**Problem**
Copy the data that follows, character for character, minus the pictures.

Code that draws figures
-- start --

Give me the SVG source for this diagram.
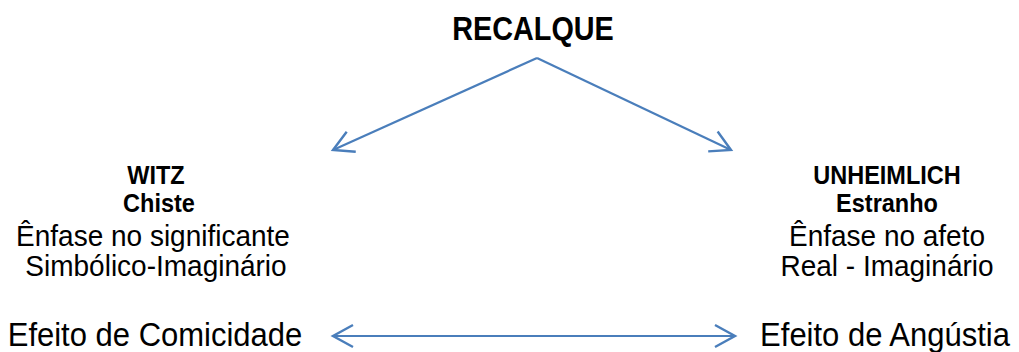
<svg xmlns="http://www.w3.org/2000/svg" width="1019" height="352" viewBox="0 0 1019 352">
  <style>
    text { font-family: "Liberation Sans", Arial, sans-serif; fill: #000; text-anchor: middle; }
    .title { font-weight: bold; font-size: 30px; }
    .head { font-weight: bold; font-size: 24px; }
    .body { font-size: 28px; }
    .effect { font-size: 31px; }
    .link { stroke: #4a7ebb; stroke-width: 2.2; fill: none; }
  </style>
  <defs>
    <marker id="open" markerUnits="userSpaceOnUse" markerWidth="30" markerHeight="30" refX="22" refY="12" orient="auto-start-reverse" viewBox="0 0 30 24">
      <path d="M2,1 L22,12 L2,23" fill="none" stroke="#4a7ebb" stroke-width="2.4" stroke-linejoin="miter"/>
    </marker>
  </defs>

  <!-- glyphs are drawn slightly taller than their natural proportions -->
  <g id="recalque">
    <text class="title" transform="translate(533,40) scale(0.96,1.12)">RECALQUE</text>
  </g>

  <g id="witz">
    <text class="head" transform="translate(156,184) scale(0.98,1.05)">WITZ</text>
    <text class="head" transform="translate(159,212) scale(0.98,1.05)">Chiste</text>
    <text class="body" transform="translate(153,246) scale(1,1.08)">Ênfase no significante</text>
    <text class="body" transform="translate(156,276) scale(1,1.08)">Simbólico-Imaginário</text>
  </g>

  <g id="unheimlich">
    <text class="head" transform="translate(887,184) scale(0.98,1.05)">UNHEIMLICH</text>
    <text class="head" transform="translate(887,212) scale(0.98,1.05)">Estranho</text>
    <text class="body" transform="translate(887,246) scale(1,1.08)">Ênfase no afeto</text>
    <text class="body" transform="translate(887,276) scale(1,1.08)">Real - Imaginário</text>
  </g>

  <g id="comicidade">
    <text class="effect" transform="translate(155,346) scale(1,1.08)">Efeito de Comicidade</text>
  </g>

  <g id="angustia">
    <text class="effect" transform="translate(885,346) scale(1,1.08)">Efeito de Angústia</text>
  </g>

  <g id="connectors">
    <line class="link" x1="537" y1="58" x2="333" y2="150" marker-end="url(#open)"/>
    <line class="link" x1="537" y1="58" x2="731" y2="150" marker-end="url(#open)"/>
    <line class="link" x1="333" y1="336" x2="735" y2="336" marker-start="url(#open)" marker-end="url(#open)"/>
  </g>
</svg>
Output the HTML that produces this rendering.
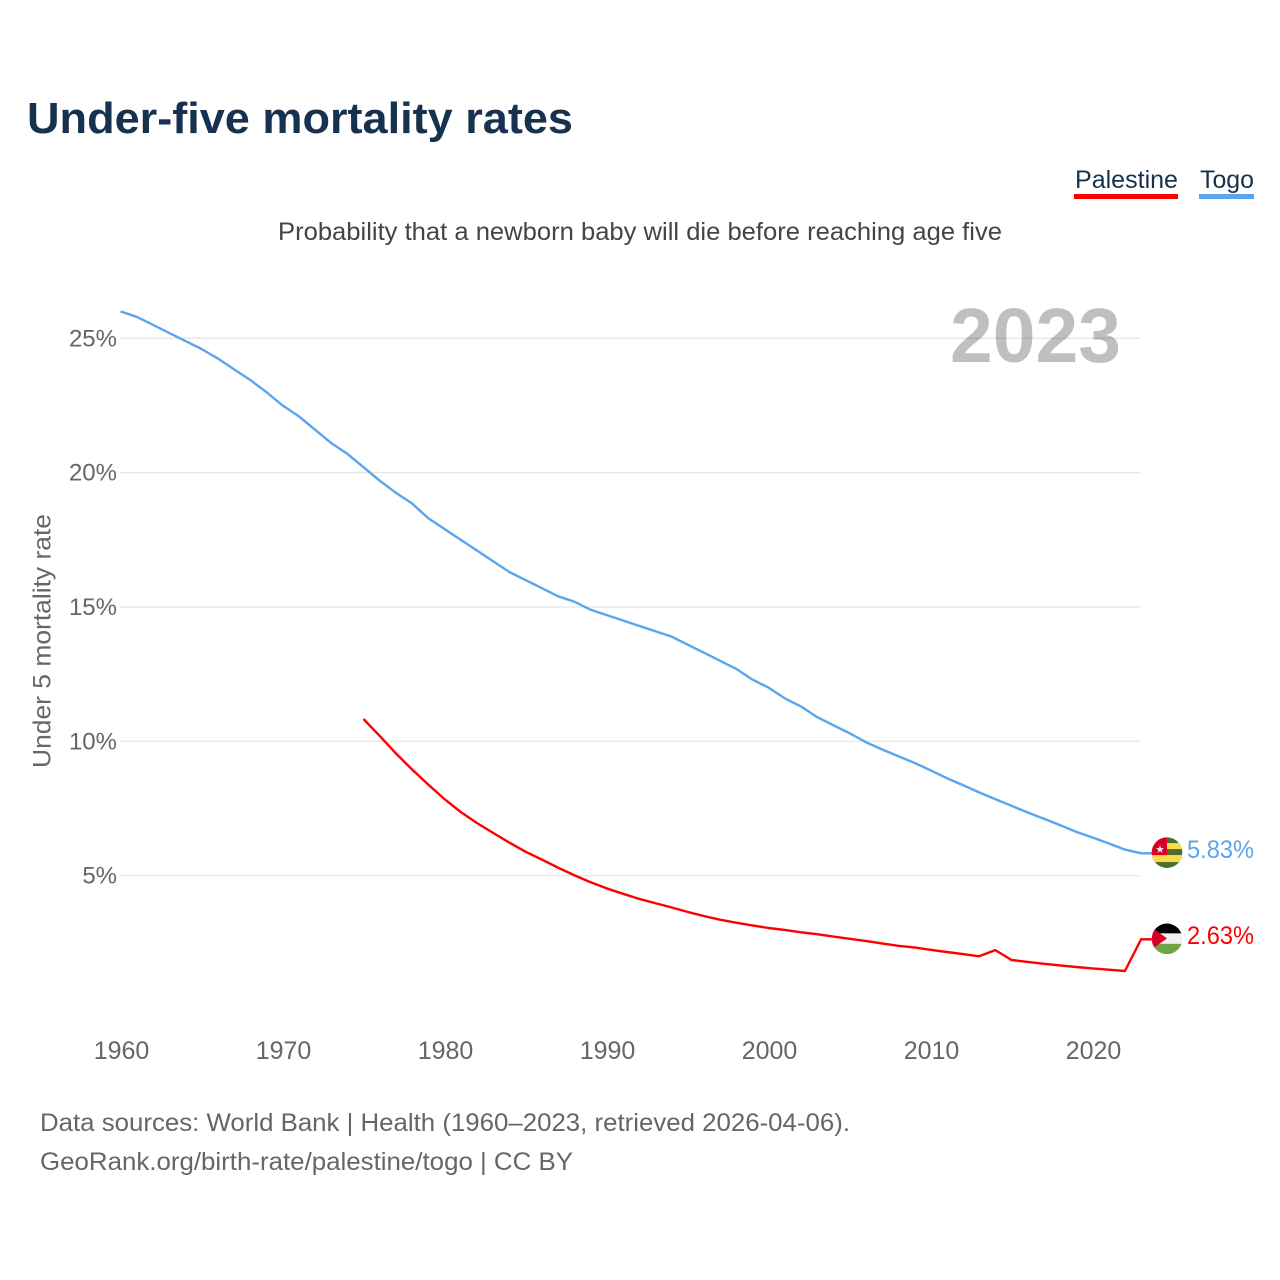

-- end --

**Final result**
Give me the SVG source for this diagram.
<svg xmlns="http://www.w3.org/2000/svg" width="1019" height="352" viewBox="0 0 1019 352">
  <style>
    text { font-family: "Liberation Sans", Arial, sans-serif; fill: #000; text-anchor: middle; }
    .title { font-weight: bold; font-size: 30px; }
    .head { font-weight: bold; font-size: 24px; }
    .body { font-size: 28px; }
    .effect { font-size: 31px; }
    .link { stroke: #4a7ebb; stroke-width: 2.2; fill: none; }
  </style>
  <defs>
    <marker id="open" markerUnits="userSpaceOnUse" markerWidth="30" markerHeight="30" refX="22" refY="12" orient="auto-start-reverse" viewBox="0 0 30 24">
      <path d="M2,1 L22,12 L2,23" fill="none" stroke="#4a7ebb" stroke-width="2.4" stroke-linejoin="miter"/>
    </marker>
  </defs>

  <!-- glyphs are drawn slightly taller than their natural proportions -->
  <g id="recalque">
    <text class="title" transform="translate(533,40) scale(0.96,1.12)">RECALQUE</text>
  </g>

  <g id="witz">
    <text class="head" transform="translate(156,184) scale(0.98,1.05)">WITZ</text>
    <text class="head" transform="translate(159,212) scale(0.98,1.05)">Chiste</text>
    <text class="body" transform="translate(153,246) scale(1,1.08)">Ênfase no significante</text>
    <text class="body" transform="translate(156,276) scale(1,1.08)">Simbólico-Imaginário</text>
  </g>

  <g id="unheimlich">
    <text class="head" transform="translate(887,184) scale(0.98,1.05)">UNHEIMLICH</text>
    <text class="head" transform="translate(887,212) scale(0.98,1.05)">Estranho</text>
    <text class="body" transform="translate(887,246) scale(1,1.08)">Ênfase no afeto</text>
    <text class="body" transform="translate(887,276) scale(1,1.08)">Real - Imaginário</text>
  </g>

  <g id="comicidade">
    <text class="effect" transform="translate(155,346) scale(1,1.08)">Efeito de Comicidade</text>
  </g>

  <g id="angustia">
    <text class="effect" transform="translate(885,346) scale(1,1.08)">Efeito de Angústia</text>
  </g>

  <g id="connectors">
    <line class="link" x1="537" y1="58" x2="333" y2="150" marker-end="url(#open)"/>
    <line class="link" x1="537" y1="58" x2="731" y2="150" marker-end="url(#open)"/>
    <line class="link" x1="333" y1="336" x2="735" y2="336" marker-start="url(#open)" marker-end="url(#open)"/>
  </g>
</svg>
Output the HTML that produces this rendering.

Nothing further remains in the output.